Recurrent Intelligence
Artificial Intelligence is in vogue, these days. Whether it's Elon Musk tweeting ominously about the looming dangers of AI, or the daily gaggle of CNBC analysts discussing how AI will upend capitalism as we know it - you can hardly turn on a screen without seeing some reference to the impending, machine-god future. It turns out that we've been here before, in some sense.
In What The Dormouse Said, John Markoff traces the early history of personal computing, and its curious intertwining with 60s counterculture. Among the book's central characters is Douglas Engelbart, a computer scientist obsessed with what would come to be known as "Intelligence Augmentation". The transistor was barely on the scene when Engelbart began writing about a humanity augmented by computing. He believed that both the complexity and urgency of the problems facing the average worker were increasing at an exponential rate - and it was therefore critical to develop fundamentally new tools for the worker to wield.
At the time, this conviction wasn't widely shared by Engelbart's peers. Developing computing tools that could amplify human abilities was seen as interesting engineering fodder; as a serious research focus, it was considered shortsighted. Buoyed by the incredible advances made during the prior decade, artificial intelligence was the preeminent focus in computing research. Computers had demonstrated the ability to solve algebraic word problems and prove geometric theorems, among myriad other tasks; wasn't it simply a matter of time before they could emulate complex aspects of human cognition?
Engelbart had drawn significant inspiration from the writings of Vannevar Bush, the head of the U.S. Office of Scientific Research and Development during World War II. Beyond his operational leadership during the war, Bush became famous for his instrumental role in establishing the National Science Foundation, and his musings on the future of science. Having overseen the Manhattan Project and other wartime efforts, he grew increasingly wary of a future where science was pursued primarily for destructive purposes, rather than discovery.
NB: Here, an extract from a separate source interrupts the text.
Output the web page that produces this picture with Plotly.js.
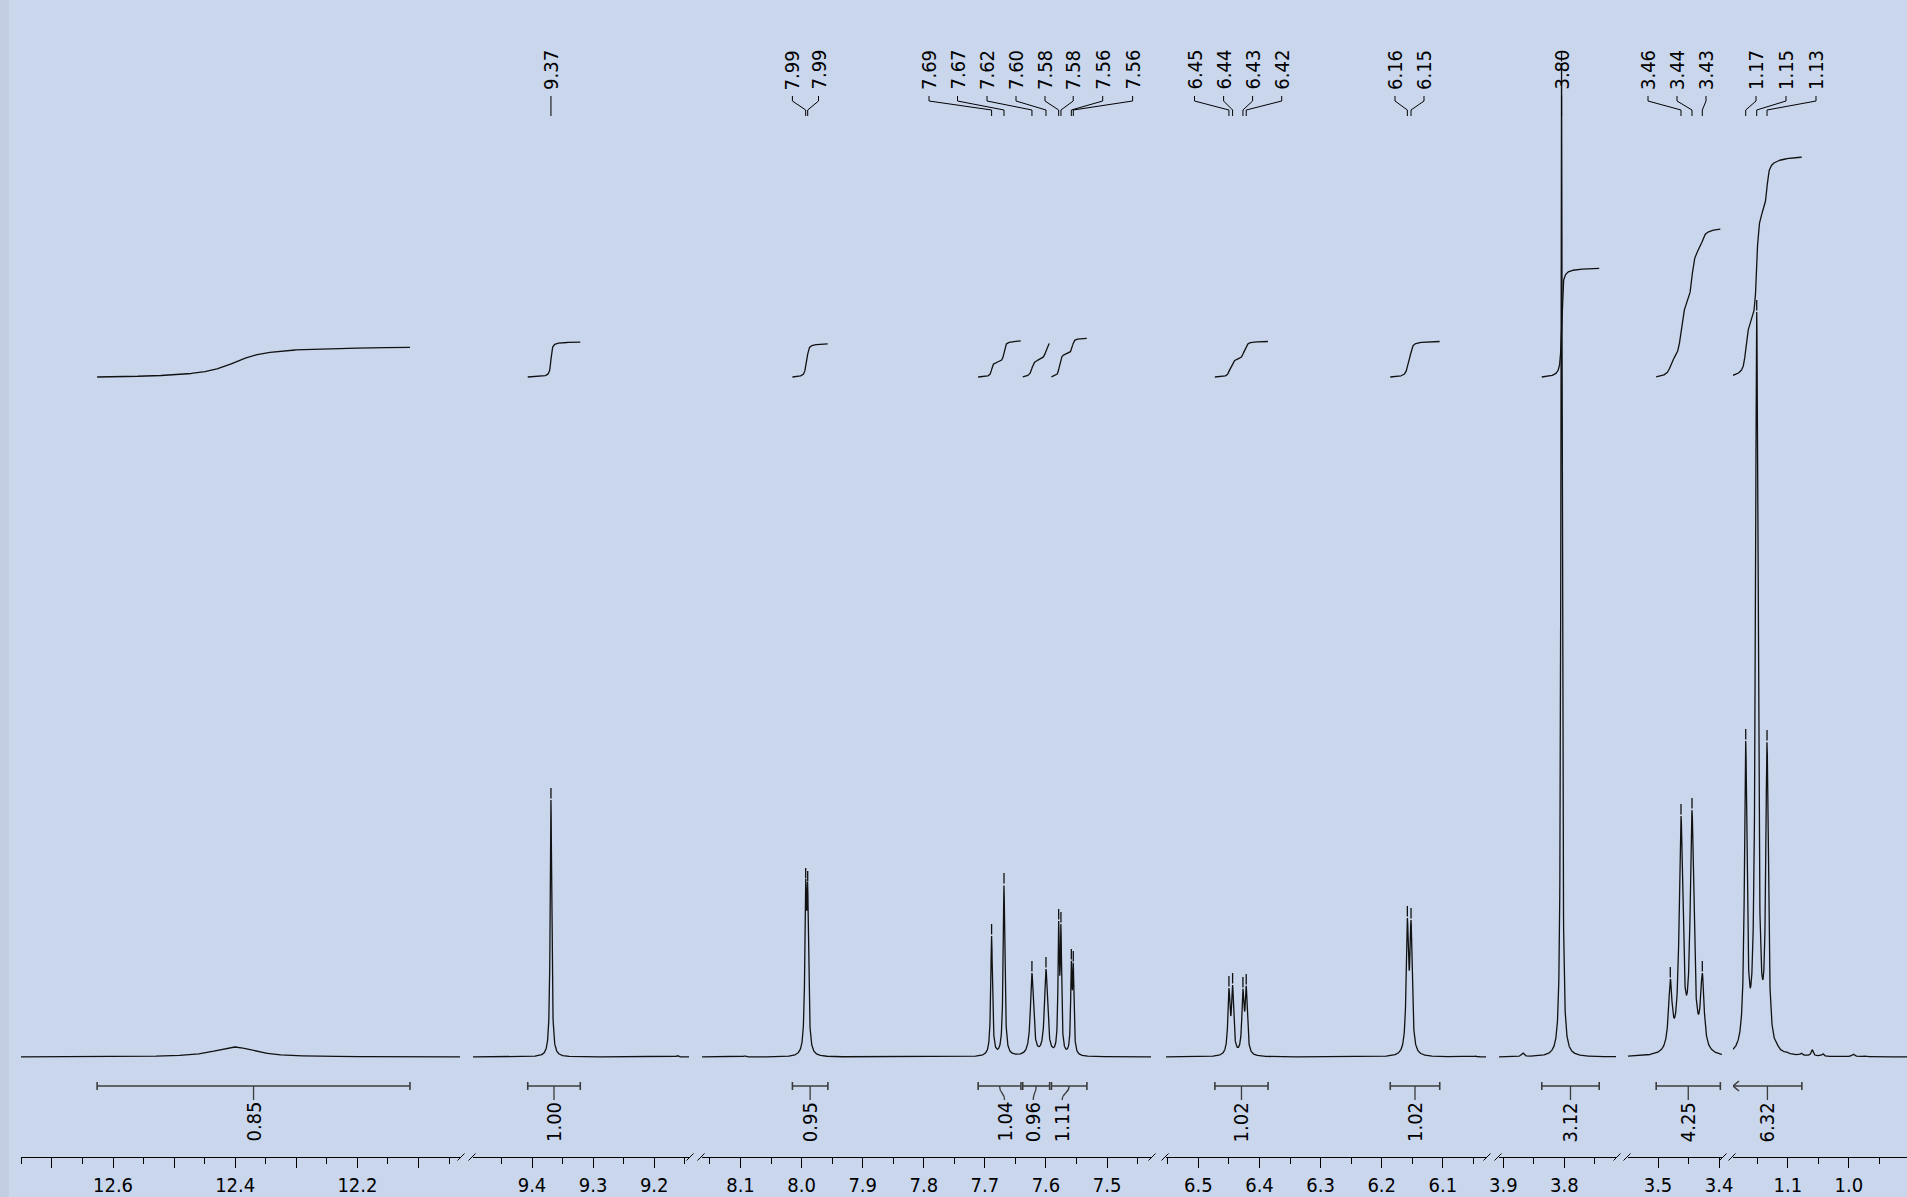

Bush believed that avoiding such a future was contingent on humanity having a strong collective memory, and seamless access to the knowledge accumulated by prior generations.
In his most famous piece, As We May Think, Bush conceived of the "Memex", a personal device that could hold vast quantities of auditory and visual information. He saw the pervasive usage of Memex-like devices as a necessary component of a functional collective memory. Engelbart, like Bush, believed that the salient idea wasn't the ability to simply store and retrieve raw information; it was the ability to leverage relational and contextual data, which captured the hypotheses and logical pathways explored by others. Engelbart extended this vision, imagining computing tools that would allow for both asynchronous and real-time communication with colleagues, atop the shared pool of information.
The computing community's focus on artificial intelligence throughout the late 50s and early 60s meant that Engelbart, with his fixation on intelligence augmentation, struggled to realize his vision. Most of the relevant research dollars were flowing to rapidly growing AI labs across the country, within institutions like MIT and Stanford. Engelbart worked for many years at the Stanford Research Institute (the non-AI lab), spending his days developing magnetic devices and electronic miniaturization, and his nights distilling his dreams into proposals. In 1963, his persistence paid off; DARPA decided to fund Engelbart's elaborate vision, leading to the creation of the Augmentation Research Center (ARC).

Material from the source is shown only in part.